On October 18, 1995 three students were injured in a school shooting in Montclair, California. On December 1, 1997, in Paducah, Kentucky, a shooting left three students dead and five others injured. On March 25, 1998, a 13-year old and his 11-year old cousin open fire on a school in Jonesboro, Arkansas where four girls and an English teacher die. Ten other students and a teacher are injured.

The latest such incident occurred in Springfield, Oregon, where a 15-year old kills his parents at home and then two students, wounding twenty-two at the school cafeteria.

Such events are no longer isolated incidents in the United States. Other recent incidents include:

  • May 19, 1998 - one student killed in Fayetteville, Tennessee.
  • April 24, 1998 - a teacher shot dead at a dance, two other students and a teacher wounded by a 14-year old in Edinboro, Pennsylvania.
  • December 15, 1997, two students injured in a 14-year old sniper shooting in Stamps, Arkansas.
  • October 22, 1997. Boy shoots and kills girlfriend on high school campus in Norwalk, California.
  • October 1, 1997. Two are killed and seven wounded when a 16-year old opens fire in the school cafeteria in Pearl, Mississippi.
  • Feb 19, 1997. A school principal and a classmate are gunned down by a 16-year old in Bethel. Alaska.
  • January 27, 1997. A 13-year old shoots and kills another student on the sidewalk in front of his middle school in West Palm Beach, Florida.
  • October 31, 1996. A student is critically wounded in the school hallway in Saint Louis, Missouri.
  • September 25, 1996. A student shoots and kills a teacher in an Atlanta, Georgia school hallway.

And, the list goes on.

While the end of May found the United States citizenry focused on Springfield, Oregon, there were actually three separate gun incidents involving students that had taken place that day nationwide. It would take too much space to list the more dramatic events, let alone all the guns incidents. Then, there is the gang and drug related violence. Something is clearly amiss.

Jumpy Citizenry

I wish to use a personal incident to illustrate how these events have made the nation jumpy. I teach an amateur radio class to six students. In order to illustrate the line-of-sight travel and refraction of radio waves through the Earth’s ionosphere, I borrowed a low power laser from the school’s physics laboratory. Using chalk dust to make the laser light visible, the students were enchanted with the laser and the lesson.

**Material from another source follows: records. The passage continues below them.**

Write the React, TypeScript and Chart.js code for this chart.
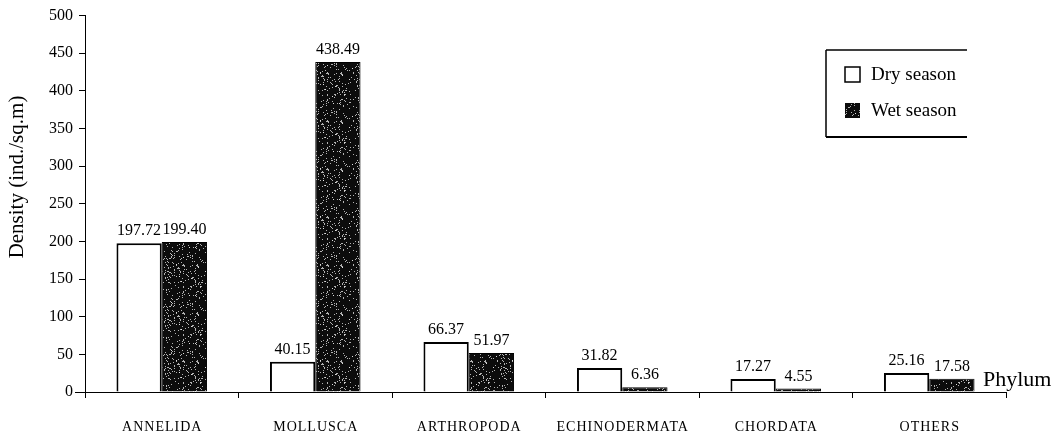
import React, { useEffect, useRef } from "react";
import { Chart, registerables } from "chart.js";

Chart.register(...registerables);

const categories = ["ANNELIDA", "MOLLUSCA", "ARTHROPODA", "ECHINODERMATA", "CHORDATA", "OTHERS"];
const drySeason = [197.72, 40.15, 66.37, 31.82, 17.27, 25.16];
const wetSeason = [199.4, 438.49, 51.97, 6.36, 4.55, 17.58];
const seriesNames = ["Dry season", "Wet season"];
const yMin = 0;
const yMax = 500;
const yStep = 50;
const yTitle = "Density (ind./sq.m)";
const xTitle = "Phylum";

const SERIF = "'Liberation Serif', 'Times New Roman', serif";

function makeSpeckle(): CanvasPattern | string {
  const c = document.createElement("canvas");
  c.width = 48;
  c.height = 48;
  const g = c.getContext("2d");
  if (!g) return "#111";
  g.fillStyle = "#0c0c0c";
  g.fillRect(0, 0, 48, 48);
  g.fillStyle = "rgba(235,235,235,0.75)";
  for (let i = 0; i < 230; i++) {
    const hx = Math.abs(Math.sin(i * 12.9898) * 43758.5453) % 1;
    const hy = Math.abs(Math.sin(i * 78.233 + 3.1) * 24634.6345) % 1;
    g.fillRect(Math.floor(hx * 48), Math.floor(hy * 48), 1, 1);
  }
  const p = g.createPattern(c, "repeat");
  return p || "#111";
}

export default function App() {
  const ref = useRef<HTMLCanvasElement | null>(null);

  useEffect(() => {
    document.body.style.margin = "0";
    const canvas = ref.current;
    if (!canvas) return;
    const dark = makeSpeckle();

    const extras = {
      id: "extras",
      afterDatasetsDraw(chart: any) {
        const ctx = chart.ctx;
        ctx.save();
        ctx.fillStyle = "#000";
        ctx.font = `16px ${SERIF}`;
        ctx.textAlign = "center";
        ctx.textBaseline = "alphabetic";
        chart.data.datasets.forEach((ds: any, di: number) => {
          const meta = chart.getDatasetMeta(di);
          meta.data.forEach((el: any, i: number) => {
            const v = ds.data[i] as number;
            ctx.fillText(v.toFixed(2), el.x, el.y - 8);
          });
        });
        ctx.restore();
      },
      afterDraw(chart: any) {
        const ctx = chart.ctx;
        const area = chart.chartArea;
        const xs = chart.scales.x;
        ctx.save();
        ctx.strokeStyle = "#000";
        ctx.lineWidth = 1;
        ctx.beginPath();
        ctx.moveTo(area.left - 10, area.bottom + 0.5);
        ctx.lineTo(area.left, area.bottom + 0.5);
        ctx.stroke();

        // category labels
        ctx.fillStyle = "#000";
        ctx.font = `14px ${SERIF}`;
        ctx.textAlign = "center";
        ctx.textBaseline = "middle";
        (ctx as any).letterSpacing = "1px";
        chart.data.labels.forEach((lab: string, i: number) => {
          const x = xs.getPixelForValue(i);
          ctx.fillText(lab, x + 0.5, 427);
        });
        (ctx as any).letterSpacing = "0px";

        // y title
        ctx.font = `21px ${SERIF}`;
        ctx.translate(17, 177);
        ctx.rotate(-Math.PI / 2);
        ctx.fillText(yTitle, 0, 0);
        ctx.restore();

        // x title (Phylum)
        ctx.save();
        ctx.fillStyle = "#000";
        ctx.font = `22px ${SERIF}`;
        ctx.textAlign = "left";
        ctx.textBaseline = "alphabetic";
        ctx.fillText(xTitle, 983, 386);
        ctx.restore();

        // legend box (clipped at right)
        ctx.save();
        const lx = 826, ty = 50, by = 137, rx = 967;
        ctx.strokeStyle = "#000";
        ctx.lineWidth = 1.5;
        ctx.beginPath();
        ctx.moveTo(lx, ty);
        ctx.lineTo(rx, ty);
        ctx.moveTo(lx, ty);
        ctx.lineTo(lx, by);
        ctx.stroke();
        ctx.lineWidth = 2;
        ctx.beginPath();
        ctx.moveTo(lx, by);
        ctx.lineTo(rx, by);
        ctx.stroke();

        ctx.beginPath();
        ctx.rect(lx, ty, rx - lx, by - ty);
        ctx.clip();
        ctx.lineWidth = 1.5;
        ctx.fillStyle = "#fff";
        ctx.fillRect(845, 67, 15, 15);
        ctx.strokeRect(845, 67, 15, 15);
        ctx.fillStyle = dark as any;
        ctx.fillRect(845, 103, 15, 15);
        ctx.fillStyle = "#000";
        ctx.font = `19px ${SERIF}`;
        ctx.textAlign = "left";
        ctx.textBaseline = "middle";
        ctx.fillText(seriesNames[0], 871, 75);
        ctx.fillText(seriesNames[1], 871, 111);
        ctx.restore();
      },
    };

    const chart = new Chart(canvas, {
      type: "bar",
      data: {
        labels: categories,
        datasets: [
          {
            label: seriesNames[0],
            data: drySeason,
            backgroundColor: "#ffffff",
            borderColor: "#000000",
            borderWidth: 2,
            categoryPercentage: 0.59,
            barPercentage: 1,
          },
          {
            label: seriesNames[1],
            data: wetSeason,
            backgroundColor: dark as any,
            borderColor: "#000000",
            borderWidth: 1,
            categoryPercentage: 0.59,
            barPercentage: 1,
          },
        ],
      },
      options: {
        responsive: false,
        animation: false,
        devicePixelRatio: 1,
        layout: { padding: { top: 15, right: 57, bottom: 0, left: 0 } },
        plugins: {
          legend: { display: false },
          tooltip: { enabled: false },
          title: { display: false },
        },
        scales: {
          x: {
            type: "category",
            grid: {
              offset: true,
              drawOnChartArea: false,
              drawTicks: true,
              tickLength: 6,
              color: "#000",
            },
            border: { display: true, color: "#000", width: 1 },
            ticks: {
              display: false,
            },
            afterFit(scale: any) {
              scale.height = 55;
            },
          },
          y: {
            min: yMin,
            max: yMax,
            grid: {
              drawOnChartArea: false,
              drawTicks: true,
              tickLength: 6,
              color: "#000",
            },
            border: { display: true, color: "#000", width: 1 },
            ticks: {
              stepSize: yStep,
              color: "#000",
              font: { family: SERIF, size: 16 },
              padding: 6,
            },
            afterFit(scale: any) {
              scale.width = 85;
            },
          },
        },
      },
      plugins: [extras],
    });

    return () => chart.destroy();
  }, []);

  return (
    <div style={{ width: 1063, height: 447, background: "#fff" }}>
      <canvas ref={ref} width={1063} height={447} style={{ display: "block" }} />
    </div>
  );
}
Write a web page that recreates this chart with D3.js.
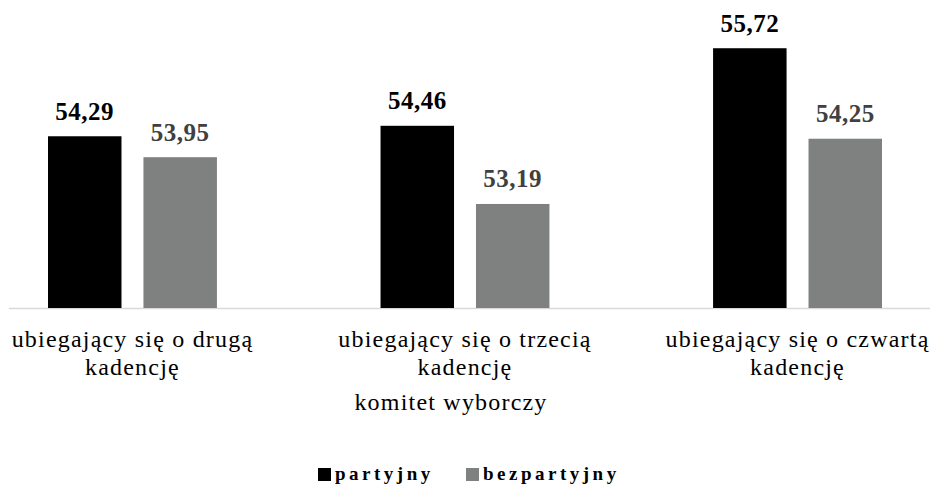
<!DOCTYPE html>
<html>
<head>
<meta charset="utf-8">
<script src="https://cdn.jsdelivr.net/npm/d3@7"></script>
<style>
  body { margin: 0; background: #fff; }
  svg { display: block; }
</style>
</head>
<body>
<div id="my_datavis"></div>
<script>
var categories = [
  ["ubiegający się o drugą", "kadencję"],
  ["ubiegający się o trzecią", "kadencję"],
  ["ubiegający się o czwartą", "kadencję"]
]
var seriesNames = ["partyjny", "bezpartyjny"]
var partyjny = [54.29, 54.46, 55.72]
var bezpartyjny = [53.95, 53.19, 54.25]
var axisTitle = "komitet wyborczy"

var width = 930, height = 484

var svg = d3.select("#my_datavis")
  .append("svg")
  .attr("width", width)
  .attr("height", height)

var barColors = ["#000000", "#7f8080"]
var labelColors = ["#000000", "#404040"]

var fmt = d3.formatLocale({ decimal: ",", thousands: " ", grouping: [3], currency: ["", ""] }).format(".2f")

var groupKeys = categories.map(function(d, i) { return "g" + i })

var x0 = d3.scaleBand()
  .domain(groupKeys)
  .range([48, 882])
  .paddingInner(0.492)

var x1 = d3.scaleBand()
  .domain(seriesNames)
  .range([0, x0.bandwidth()])
  .paddingInner(0.23)

var y = d3.scaleLinear()
  .domain([51.5, 56])
  .range([308, 31])

var data = []
groupKeys.forEach(function(g, i) {
  data.push({ group: g, series: "partyjny", value: partyjny[i], s: 0 })
  data.push({ group: g, series: "bezpartyjny", value: bezpartyjny[i], s: 1 })
})

// baseline
svg.append("line")
  .attr("x1", 9).attr("x2", width)
  .attr("y1", y(51.5) + 0.5).attr("y2", y(51.5) + 0.5)
  .attr("stroke", "#d9d9d9")
  .attr("stroke-width", 1.5)

svg.selectAll(".bar")
  .data(data)
  .enter().append("rect")
  .attr("class", "bar")
  .attr("x", function(d) { return x0(d.group) + x1(d.series) })
  .attr("y", function(d) { return y(d.value) })
  .attr("width", x1.bandwidth())
  .attr("height", function(d) { return y(51.5) - y(d.value) })
  .attr("fill", function(d) { return barColors[d.s] })

svg.selectAll(".vlabel")
  .data(data)
  .enter().append("text")
  .attr("class", "vlabel")
  .attr("x", function(d) { return x0(d.group) + x1(d.series) + x1.bandwidth() / 2 })
  .attr("y", function(d) { return y(d.value) - 16.5 })
  .attr("text-anchor", "middle")
  .style("font-family", "'Liberation Serif', 'Times New Roman', serif")
  .style("font-weight", "bold")
  .style("font-size", "25px")
  .style("letter-spacing", "0.5px")
  .attr("fill", function(d) { return labelColors[d.s] })
  .text(function(d) { return fmt(d.value) })

// category labels
var catG = svg.selectAll(".cat")
  .data(categories)
  .enter().append("text")
  .attr("class", "cat")
  .attr("text-anchor", "middle")
  .style("font-family", "'Liberation Serif', 'Times New Roman', serif")
  .style("font-size", "24px")
  .style("letter-spacing", "1.2px")
  .attr("fill", "#000")

catG.selectAll("tspan")
  .data(function(d, i) { return d.map(function(t) { return { t: t, g: groupKeys[i] } }) })
  .enter().append("tspan")
  .attr("x", function(d) { return x0(d.g) + x0.bandwidth() / 2 })
  .attr("y", function(d, j) { return 347 + j * 28 })
  .text(function(d) { return d.t })

svg.append("text")
  .attr("x", 451)
  .attr("y", 410)
  .attr("text-anchor", "middle")
  .style("font-family", "'Liberation Serif', 'Times New Roman', serif")
  .style("font-size", "24px")
  .style("letter-spacing", "1.2px")
  .text(axisTitle)

// legend
var legendX = [318, 466]
var legend = svg.selectAll(".legend")
  .data(seriesNames)
  .enter().append("g")
  .attr("class", "legend")
  .attr("transform", function(d, i) { return "translate(" + legendX[i] + ",468)" })

legend.append("rect")
  .attr("width", 13).attr("height", 13)
  .attr("fill", function(d, i) { return barColors[i] })

legend.append("text")
  .attr("x", 17)
  .attr("y", 12)
  .style("font-family", "'Liberation Serif', 'Times New Roman', serif")
  .style("font-weight", "bold")
  .style("font-size", "19px")
  .style("letter-spacing", "3.5px")
  .text(function(d) { return d })
</script>
</body>
</html>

One of the students wanted to know how far away the small, brilliant red spot at the end of coherent light could be seen. We devised a simple experiment where in broad daylight, we pointed the laser out the window of the third-floor amateur radio room. We easily produced the red spot onto a notepad on the assistant headmasters’ desk, three stories below. Almost immediately, the assistant headmaster looked out the window in our direction. We waved at each other.

One of the students went down to his office where he discovered that our little experiment, "was not very funny." Later, I learned why.

Being a hunter, which I (as a vegetarian) am not, the assistant headmaster’s immediate reaction was that the red spot was a rifle laser scope. He quite correctly and instinctively checked out the source. Nonetheless, it is sad, that as a standard operating procedure in today’s schools, teachers, staff and administration, must operate under the premise that the worst is not only possible, but probable.

Consider the press release of the Department of Education, Justice, and Health and Human Services, dated August 11, 1994, where it was stated that every school day more than 150,000 students stay home because they are "sick of violence and afraid they might be stabbed, shot or beaten." In 1993, the Children’s Defense fund reported that, "a bullet cuts down an American child every 92 minutes." The same report concluded that from 1983-1993, there was a 94% increase in gunfire deaths among children. No wonder everyone is jumpy.

SchoolNet, in a report entitled, "School Violence is a National Epidemic" states that, "increasingly school violence is indiscriminate and random." What’s worse is that accurate statistics on schoo violence are not kept. Why not?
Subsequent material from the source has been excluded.